[THE PROBLEM]
Return only the lines running from the line with "The picture is" down to the line with "const offsets = [1365, 692, 0];", both included, exactly as they appear.

[DATA EXCERPT]

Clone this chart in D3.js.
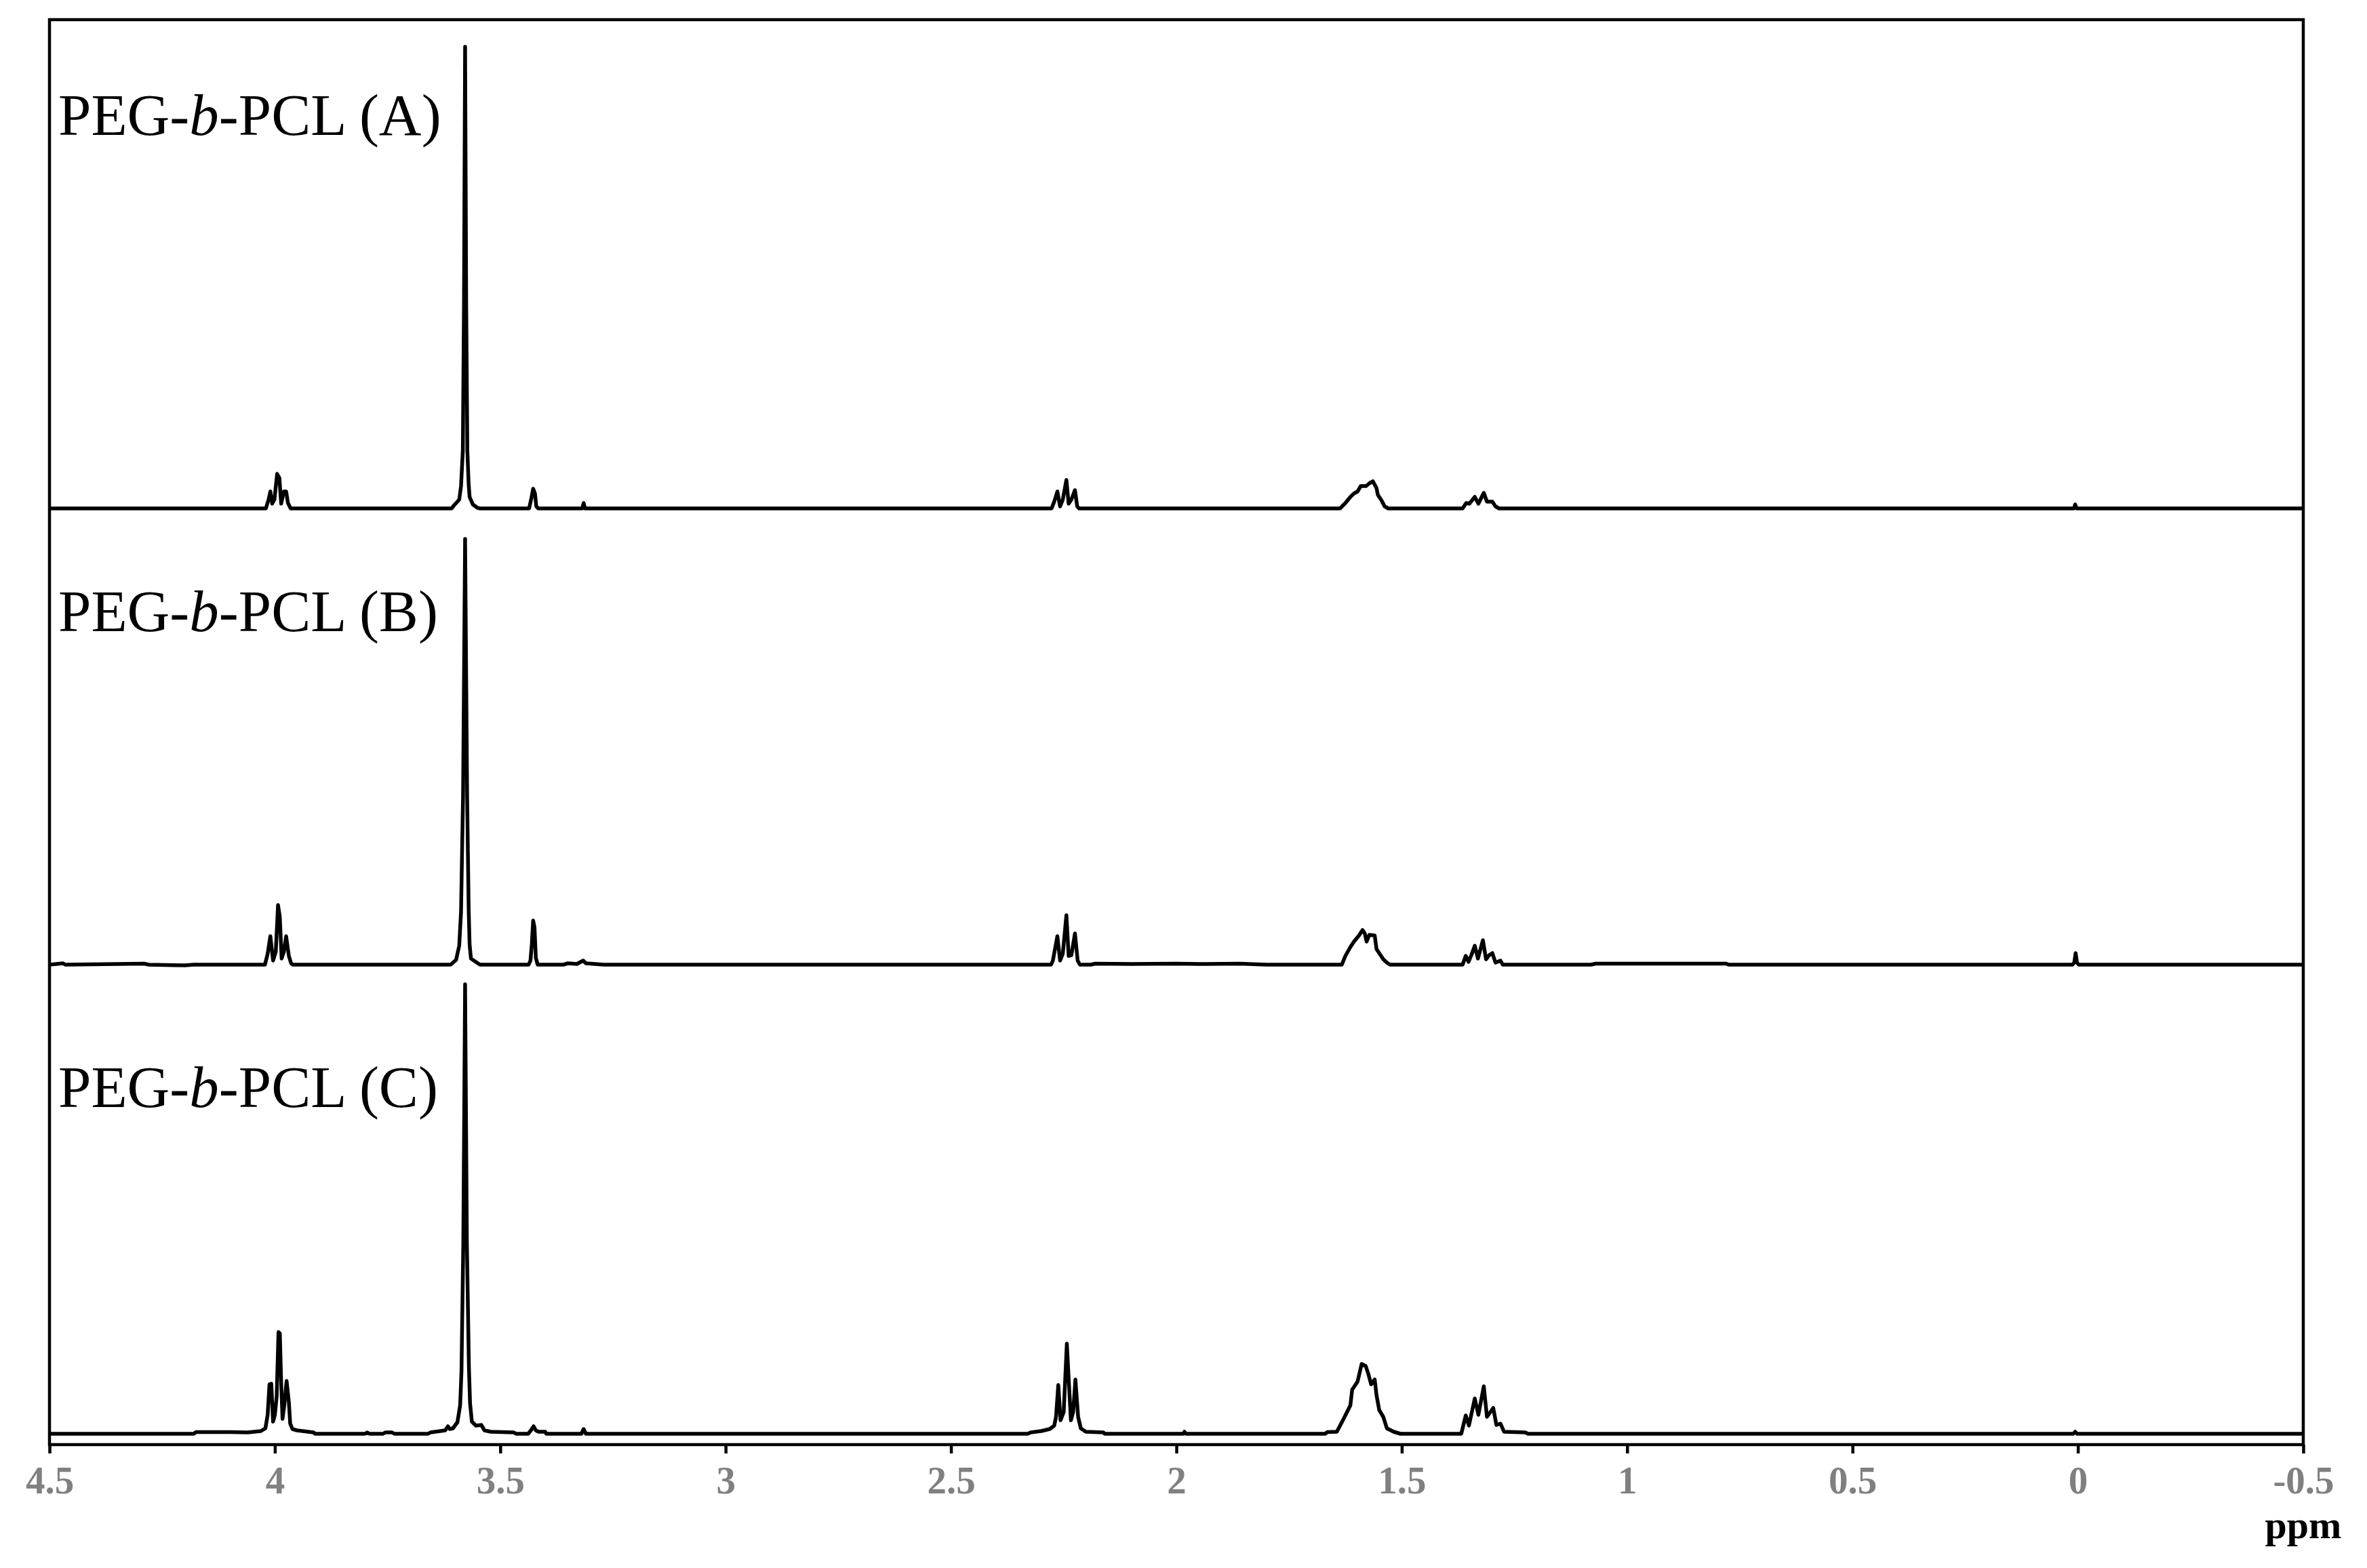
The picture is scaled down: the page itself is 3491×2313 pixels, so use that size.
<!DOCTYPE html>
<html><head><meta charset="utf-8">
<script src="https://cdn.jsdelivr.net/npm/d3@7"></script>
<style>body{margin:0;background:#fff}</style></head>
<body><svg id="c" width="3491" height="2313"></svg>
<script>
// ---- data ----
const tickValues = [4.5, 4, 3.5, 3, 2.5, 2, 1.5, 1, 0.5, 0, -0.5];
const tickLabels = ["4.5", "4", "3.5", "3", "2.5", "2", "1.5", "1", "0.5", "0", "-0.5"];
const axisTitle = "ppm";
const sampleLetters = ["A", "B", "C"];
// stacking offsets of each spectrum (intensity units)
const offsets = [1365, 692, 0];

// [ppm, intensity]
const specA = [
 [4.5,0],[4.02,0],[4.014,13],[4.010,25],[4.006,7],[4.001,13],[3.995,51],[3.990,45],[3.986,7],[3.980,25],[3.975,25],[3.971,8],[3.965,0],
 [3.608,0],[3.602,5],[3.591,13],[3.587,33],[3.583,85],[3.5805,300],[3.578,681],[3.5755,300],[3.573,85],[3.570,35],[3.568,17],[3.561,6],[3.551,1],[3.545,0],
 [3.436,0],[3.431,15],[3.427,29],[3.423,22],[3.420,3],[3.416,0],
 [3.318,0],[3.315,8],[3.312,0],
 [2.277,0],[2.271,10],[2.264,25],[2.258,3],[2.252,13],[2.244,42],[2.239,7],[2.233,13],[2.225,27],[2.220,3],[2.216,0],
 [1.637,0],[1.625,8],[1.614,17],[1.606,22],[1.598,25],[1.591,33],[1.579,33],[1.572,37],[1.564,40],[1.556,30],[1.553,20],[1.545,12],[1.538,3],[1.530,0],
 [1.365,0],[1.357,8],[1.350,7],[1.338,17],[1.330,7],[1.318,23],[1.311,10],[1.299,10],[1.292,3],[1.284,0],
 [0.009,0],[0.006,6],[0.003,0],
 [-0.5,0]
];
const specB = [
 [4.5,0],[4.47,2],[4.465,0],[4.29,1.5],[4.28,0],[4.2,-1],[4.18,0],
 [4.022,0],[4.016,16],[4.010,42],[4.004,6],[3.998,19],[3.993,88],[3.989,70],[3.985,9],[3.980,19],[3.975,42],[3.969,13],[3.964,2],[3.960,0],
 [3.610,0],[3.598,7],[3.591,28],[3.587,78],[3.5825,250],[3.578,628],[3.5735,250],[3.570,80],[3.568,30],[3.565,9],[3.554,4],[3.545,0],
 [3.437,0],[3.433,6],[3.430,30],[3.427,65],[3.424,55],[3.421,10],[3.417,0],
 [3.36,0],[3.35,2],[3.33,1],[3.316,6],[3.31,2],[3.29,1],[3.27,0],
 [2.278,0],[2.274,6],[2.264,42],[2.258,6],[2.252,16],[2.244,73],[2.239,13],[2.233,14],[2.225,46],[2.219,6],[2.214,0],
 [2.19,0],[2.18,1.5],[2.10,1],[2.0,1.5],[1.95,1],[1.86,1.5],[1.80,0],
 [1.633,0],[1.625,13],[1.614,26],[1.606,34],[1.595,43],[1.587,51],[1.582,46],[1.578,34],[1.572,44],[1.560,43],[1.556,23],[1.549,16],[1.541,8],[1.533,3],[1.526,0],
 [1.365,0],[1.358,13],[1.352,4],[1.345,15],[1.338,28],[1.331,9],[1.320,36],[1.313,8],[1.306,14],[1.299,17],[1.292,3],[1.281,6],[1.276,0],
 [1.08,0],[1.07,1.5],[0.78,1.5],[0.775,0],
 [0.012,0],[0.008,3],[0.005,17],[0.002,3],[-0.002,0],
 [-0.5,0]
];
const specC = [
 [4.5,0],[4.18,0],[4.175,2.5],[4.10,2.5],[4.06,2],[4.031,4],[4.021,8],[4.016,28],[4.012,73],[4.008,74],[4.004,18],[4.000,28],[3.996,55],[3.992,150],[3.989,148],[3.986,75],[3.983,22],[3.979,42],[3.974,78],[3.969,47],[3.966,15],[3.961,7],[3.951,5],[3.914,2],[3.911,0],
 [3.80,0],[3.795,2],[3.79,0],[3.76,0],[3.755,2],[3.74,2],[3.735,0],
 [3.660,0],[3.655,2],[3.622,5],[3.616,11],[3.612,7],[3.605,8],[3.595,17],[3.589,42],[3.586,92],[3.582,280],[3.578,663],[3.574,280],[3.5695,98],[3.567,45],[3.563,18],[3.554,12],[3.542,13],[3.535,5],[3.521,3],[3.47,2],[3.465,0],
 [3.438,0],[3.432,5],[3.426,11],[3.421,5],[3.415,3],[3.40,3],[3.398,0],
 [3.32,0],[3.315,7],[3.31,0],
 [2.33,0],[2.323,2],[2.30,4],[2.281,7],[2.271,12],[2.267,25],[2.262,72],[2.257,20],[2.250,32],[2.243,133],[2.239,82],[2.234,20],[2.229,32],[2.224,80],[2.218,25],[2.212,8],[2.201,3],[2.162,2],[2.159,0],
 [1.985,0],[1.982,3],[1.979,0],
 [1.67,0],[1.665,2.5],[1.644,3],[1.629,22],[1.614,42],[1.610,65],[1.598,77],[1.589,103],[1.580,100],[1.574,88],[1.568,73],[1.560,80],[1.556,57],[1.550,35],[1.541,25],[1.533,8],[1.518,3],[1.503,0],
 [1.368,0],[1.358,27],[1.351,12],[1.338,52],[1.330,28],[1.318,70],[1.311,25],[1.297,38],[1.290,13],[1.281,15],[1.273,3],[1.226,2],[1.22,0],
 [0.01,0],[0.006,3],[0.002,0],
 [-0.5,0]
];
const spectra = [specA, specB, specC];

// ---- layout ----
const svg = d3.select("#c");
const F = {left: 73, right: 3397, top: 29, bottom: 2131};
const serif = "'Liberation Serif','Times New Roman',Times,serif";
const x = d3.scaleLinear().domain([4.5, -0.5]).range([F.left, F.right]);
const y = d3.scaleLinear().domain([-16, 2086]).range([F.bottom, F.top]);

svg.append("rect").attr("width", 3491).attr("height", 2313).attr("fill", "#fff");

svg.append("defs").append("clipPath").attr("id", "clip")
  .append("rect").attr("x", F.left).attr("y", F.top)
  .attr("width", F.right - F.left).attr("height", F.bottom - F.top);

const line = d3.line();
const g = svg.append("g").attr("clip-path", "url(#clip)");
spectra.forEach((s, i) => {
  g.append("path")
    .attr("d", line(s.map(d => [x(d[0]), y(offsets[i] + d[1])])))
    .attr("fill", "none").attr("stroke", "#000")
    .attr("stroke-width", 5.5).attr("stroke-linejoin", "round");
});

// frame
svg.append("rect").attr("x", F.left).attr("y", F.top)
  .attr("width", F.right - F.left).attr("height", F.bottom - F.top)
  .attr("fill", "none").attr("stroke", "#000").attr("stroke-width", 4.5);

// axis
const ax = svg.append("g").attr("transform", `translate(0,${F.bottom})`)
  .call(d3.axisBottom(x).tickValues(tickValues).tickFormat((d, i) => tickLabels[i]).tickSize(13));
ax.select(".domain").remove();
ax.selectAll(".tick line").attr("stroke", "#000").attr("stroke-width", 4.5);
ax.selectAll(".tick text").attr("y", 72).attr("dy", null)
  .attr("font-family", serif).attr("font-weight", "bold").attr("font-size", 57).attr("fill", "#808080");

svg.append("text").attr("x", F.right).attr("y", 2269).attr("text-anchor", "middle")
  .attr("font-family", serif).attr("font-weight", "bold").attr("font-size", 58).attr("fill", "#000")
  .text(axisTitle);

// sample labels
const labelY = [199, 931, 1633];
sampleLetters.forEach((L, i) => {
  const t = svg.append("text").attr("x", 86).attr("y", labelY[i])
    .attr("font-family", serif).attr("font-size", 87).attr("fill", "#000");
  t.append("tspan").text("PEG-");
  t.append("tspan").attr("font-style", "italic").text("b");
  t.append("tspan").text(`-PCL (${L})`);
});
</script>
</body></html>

[FINISHED EXERCISE]
The picture is scaled down: the page itself is 3491×2313 pixels, so use that size.
<!DOCTYPE html>
<html><head><meta charset="utf-8">
<script src="https://cdn.jsdelivr.net/npm/d3@7"></script>
<style>body{margin:0;background:#fff}</style></head>
<body><svg id="c" width="3491" height="2313"></svg>
<script>
// ---- data ----
const tickValues = [4.5, 4, 3.5, 3, 2.5, 2, 1.5, 1, 0.5, 0, -0.5];
const tickLabels = ["4.5", "4", "3.5", "3", "2.5", "2", "1.5", "1", "0.5", "0", "-0.5"];
const axisTitle = "ppm";
const sampleLetters = ["A", "B", "C"];
// stacking offsets of each spectrum (intensity units)
const offsets = [1365, 692, 0];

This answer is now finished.